**Written problem:** Check every line of the entries that follow, and copy the ones containing "this".

Charts and diagrams as code
________________

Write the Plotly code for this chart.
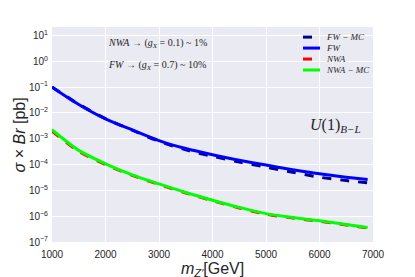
import plotly.graph_objects as go

mass = [1000, 1500, 2000, 2500, 3000, 3500, 4000, 4500, 5000, 5500, 6000, 6500, 6900]
fw_log = [-1.0, -1.67, -2.23, -2.66, -3.07, -3.38, -3.62, -3.83, -4.02, -4.2, -4.36, -4.49, -4.58]
fw_mc_log = [-0.99, -1.66, -2.22, -2.67, -3.1, -3.43, -3.68, -3.9, -4.1, -4.3, -4.49, -4.62, -4.71]
nwa_log = [-2.7, -3.49, -4.0, -4.42, -4.77, -5.1, -5.4, -5.68, -5.92, -6.07, -6.2, -6.34, -6.46]
nwa_mc_log = [-2.65, -3.45, -3.97, -4.4, -4.75, -5.08, -5.38, -5.66, -5.9, -6.05, -6.18, -6.32, -6.44]

series_names = ["FW − MC", "FW", "NWA", "NWA − MC"]
series_colors = ["#00008B", "#0000FF", "#FF0000", "#00FF00"]
series_dash = ["dash", "solid", "dash", "solid"]
series_logs = [fw_mc_log, fw_log, nwa_log, nwa_mc_log]

y_exponents = [-7, -6, -5, -4, -3, -2, -1, 0, 1]
y_ticktext = ["10<sup>" + str(e).replace("-", "−") + "</sup>" for e in y_exponents]
x_ticks = [1000, 2000, 3000, 4000, 5000, 6000, 7000]

def lin(v):
    return [10 ** x for x in v]

serif = "Liberation Serif"
txt = "#262626"
fig = go.Figure()
for name, col, dash, vals in zip(series_names, series_colors, series_dash, series_logs):
    fig.add_trace(go.Scatter(x=mass, y=lin(vals), mode="lines", name=name, showlegend=False,
                             line=dict(color=col, width=3, dash=dash, shape="spline", smoothing=0.8)))

# page body has an 8px margin; figure is sized so the plot lands where the reference has it
fig.update_layout(
    width=407, height=269,
    margin=dict(l=44, r=42, t=19, b=35),
    paper_bgcolor="white", plot_bgcolor="#EAEAF2",
    font=dict(family="Liberation Sans", size=10, color=txt),
    showlegend=False,
)
fig.update_xaxes(range=[1000, 7000], tickvals=x_ticks, ticktext=[str(v) for v in x_ticks],
                 showgrid=True, gridcolor="white", gridwidth=1,
                 zeroline=False, showline=False, ticks="", automargin=False,
                 ticklabelstandoff=5, tickfont=dict(size=10, color=txt))
fig.update_yaxes(type="log", range=[-7, 1.33], tickvals=[10.0 ** e for e in y_exponents],
                 ticktext=y_ticktext, showgrid=True,
                 gridcolor="white", gridwidth=1, zeroline=False, showline=False, ticks="",
                 automargin=False, ticklabelstandoff=3, tickfont=dict(size=10, color=txt))

# axis titles
fig.add_annotation(x=0.5, y=-0.127, xref="paper", yref="paper", xanchor="center", yanchor="middle",
                   text="<i>m</i><sub><i>Z′</i></sub>[GeV]", showarrow=False,
                   font=dict(size=16, color=txt))
fig.add_annotation(x=-0.1, y=0.5, xref="paper", yref="paper", xanchor="center", yanchor="middle",
                   text="<i>σ</i> × <i>Br</i> [pb]", showarrow=False, textangle=-90,
                   font=dict(size=16, color=txt))

# legend (drawn in paper coordinates)
leg_y = [0.953, 0.902, 0.851, 0.800]
for name, col, dash, yy in zip(series_names, series_colors, series_dash, leg_y):
    fig.add_shape(type="line", xref="paper", yref="paper", x0=0.782, x1=0.835, y0=yy, y1=yy,
                  line=dict(color=col, width=3, dash="dash" if dash == "dash" else "solid"))
    fig.add_annotation(x=0.848, y=yy, xref="paper", yref="paper", xanchor="left", yanchor="middle",
                       text="<i>" + name + "</i>", showarrow=False,
                       font=dict(family=serif, size=9, color=txt))

fig.add_annotation(x=0.168, y=0.921, xref="paper", yref="paper", xanchor="left", yanchor="middle",
                   text="<i>NWA</i> → (<i>g<sub>X</sub></i> = 0.1) ~ 1%", showarrow=False,
                   font=dict(family=serif, size=10, color=txt))
fig.add_annotation(x=0.168, y=0.823, xref="paper", yref="paper", xanchor="left", yanchor="middle",
                   text="<i>FW</i> → (<i>g<sub>X</sub></i> = 0.7) ~ 10%", showarrow=False,
                   font=dict(family=serif, size=10, color=txt))
fig.add_annotation(x=0.969, y=0.544, xref="paper", yref="paper", xanchor="right", yanchor="middle",
                   text="<i>U</i>(1)<sub><i>B−L</i></sub>", showarrow=False,
                   font=dict(family=serif, size=16, color=txt))

fig.write_html("out.html")
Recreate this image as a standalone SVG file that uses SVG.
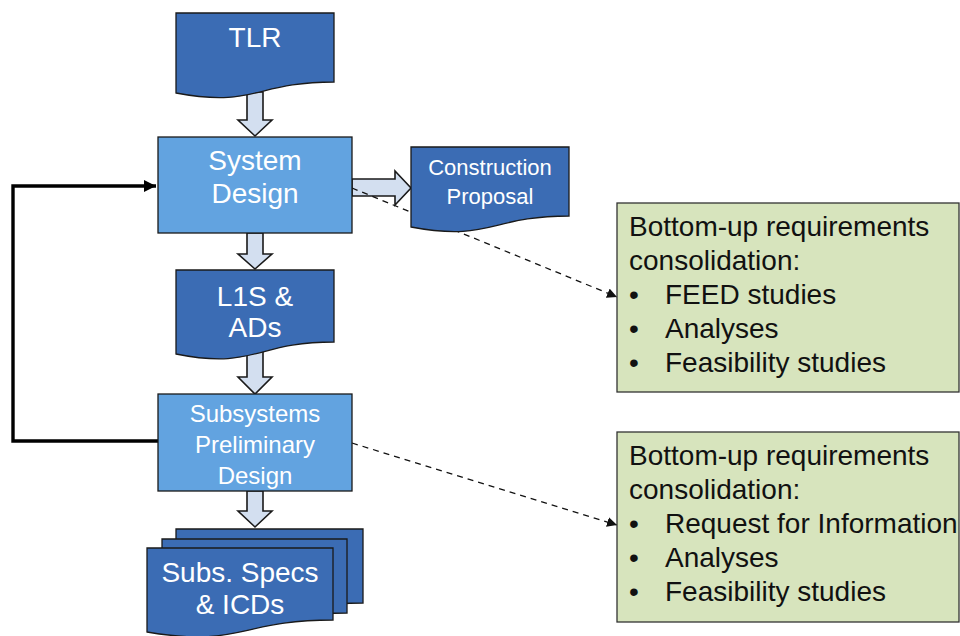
<svg xmlns="http://www.w3.org/2000/svg" width="960" height="636" viewBox="0 0 960 636">
  <style>
    .doc { fill: #3b6cb4; stroke: #1a1a1a; stroke-width: 1.3; }
    .proc { fill: #62a3e0; stroke: #1a1a1a; stroke-width: 1.3; }
    .note { fill: #d7e4bd; stroke: #333333; stroke-width: 1.3; }
    .blk { fill: #d3dff0; stroke: #1a1a1a; stroke-width: 1.6; stroke-linejoin: miter; }
    .wt { font-family: "Liberation Sans", Arial, sans-serif; fill: #ffffff; text-anchor: middle; }
    .bt { font-family: "Liberation Sans", Arial, sans-serif; fill: #111111; font-size: 28px; }
    .dash { fill: none; stroke: #111111; stroke-width: 1.3; stroke-dasharray: 6 5; }
    .loop { fill: none; stroke: #000000; stroke-width: 3.4; }
  </style>
  <defs>
    <marker id="tri" viewBox="0 0 10 10" refX="10" refY="5" markerWidth="10" markerHeight="10" markerUnits="userSpaceOnUse" orient="auto">
      <path d="M0,0 L10,5 L0,10 Z" fill="#111111"/>
    </marker>
    <marker id="triBig" viewBox="0 0 10 10" refX="10" refY="5" markerWidth="12" markerHeight="12" markerUnits="userSpaceOnUse" orient="auto">
      <path d="M0,0 L10,5 L0,10 Z" fill="#000000"/>
    </marker>
  </defs>

  <rect width="960" height="636" fill="#ffffff"/>

  <!-- connectors -->
  <g id="connectors">
    <!-- block arrows between steps -->
    <path class="blk" d="M247,92 H263 V120 H272 L255,136 L238,120 H247 Z"/>
    <path class="blk" d="M247,233 H263 V254 H272 L255,269 L238,254 H247 Z"/>
    <path class="blk" d="M247,345 H263 V377 H272 L255,394 L238,377 H247 Z"/>
    <path class="blk" d="M247,491 H263 V511 H272 L255,527 L238,511 H247 Z"/>
    <path class="blk" d="M352,179 H395 V171 L411,188 L395,205 V196 H352 Z"/>
    <!-- feedback loop -->
    <path class="loop" d="M158,441 H13 V186 H156" marker-end="url(#triBig)"/>
    <!-- dashed links to consolidation notes -->
    <path class="dash" d="M352,188 L617,297" marker-end="url(#tri)"/>
    <path class="dash" d="M352,443 L617,525" marker-end="url(#tri)"/>
  </g>

  <g id="tlr">
    <path class="doc" d="M176,13 H334 V82 C255,82 255,108 176,93 Z"/>
    <text class="wt" x="255" y="47" font-size="28">TLR</text>
  </g>

  <g id="system-design">
    <rect class="proc" x="158" y="137" width="194" height="96"/>
    <text class="wt" x="255" y="170" font-size="28">System</text>
    <text class="wt" x="255" y="203" font-size="28">Design</text>
  </g>

  <g id="construction-proposal">
    <path class="doc" d="M411,147 H569 V216 C490,216 490,242 411,227 Z"/>
    <text class="wt" x="490" y="175" font-size="22">Construction</text>
    <text class="wt" x="490" y="204" font-size="22">Proposal</text>
  </g>

  <g id="l1s-ads">
    <path class="doc" d="M176,270 H334 V342 C255,342 255,370 176,354 Z"/>
    <text class="wt" x="255" y="306" font-size="28">L1S &amp;</text>
    <text class="wt" x="255" y="337" font-size="28">ADs</text>
  </g>

  <g id="subsystems-preliminary-design">
    <rect class="proc" x="158" y="394" width="194" height="97"/>
    <text class="wt" x="255" y="422" font-size="24">Subsystems</text>
    <text class="wt" x="255" y="453" font-size="24">Preliminary</text>
    <text class="wt" x="255" y="484" font-size="24">Design</text>
  </g>

  <g id="subs-specs-icds">
    <path class="doc" d="M176,529 H363 V603 C270,603 270,631 176,615 Z"/>
    <path class="doc" d="M162,539 H347 V613 C255,613 255,641 162,625 Z"/>
    <path class="doc" d="M147,548 H333 V620 C240,620 240,648 147,632 Z"/>
    <text class="wt" x="240" y="582" font-size="28">Subs. Specs</text>
    <text class="wt" x="240" y="614" font-size="28">&amp; ICDs</text>
  </g>

  <g id="consolidation-feed">
    <rect class="note" x="617" y="203" width="342" height="189"/>
    <text class="bt" x="629" y="236">Bottom-up requirements</text>
    <text class="bt" x="629" y="270">consolidation:</text>
    <text class="bt" x="629" y="304">•</text>
    <text class="bt" x="665" y="304">FEED studies</text>
    <text class="bt" x="629" y="338">•</text>
    <text class="bt" x="665" y="338">Analyses</text>
    <text class="bt" x="629" y="372">•</text>
    <text class="bt" x="665" y="372">Feasibility studies</text>
  </g>

  <g id="consolidation-rfi">
    <rect class="note" x="617" y="432" width="342" height="190"/>
    <text class="bt" x="629" y="465">Bottom-up requirements</text>
    <text class="bt" x="629" y="499">consolidation:</text>
    <text class="bt" x="629" y="533">•</text>
    <text class="bt" x="665" y="533">Request for Information</text>
    <text class="bt" x="629" y="567">•</text>
    <text class="bt" x="665" y="567">Analyses</text>
    <text class="bt" x="629" y="601">•</text>
    <text class="bt" x="665" y="601">Feasibility studies</text>
  </g>
</svg>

________________

**Exercise result:**
Write the Plotly code for this chart.
Recreate this image as a standalone SVG file that uses SVG.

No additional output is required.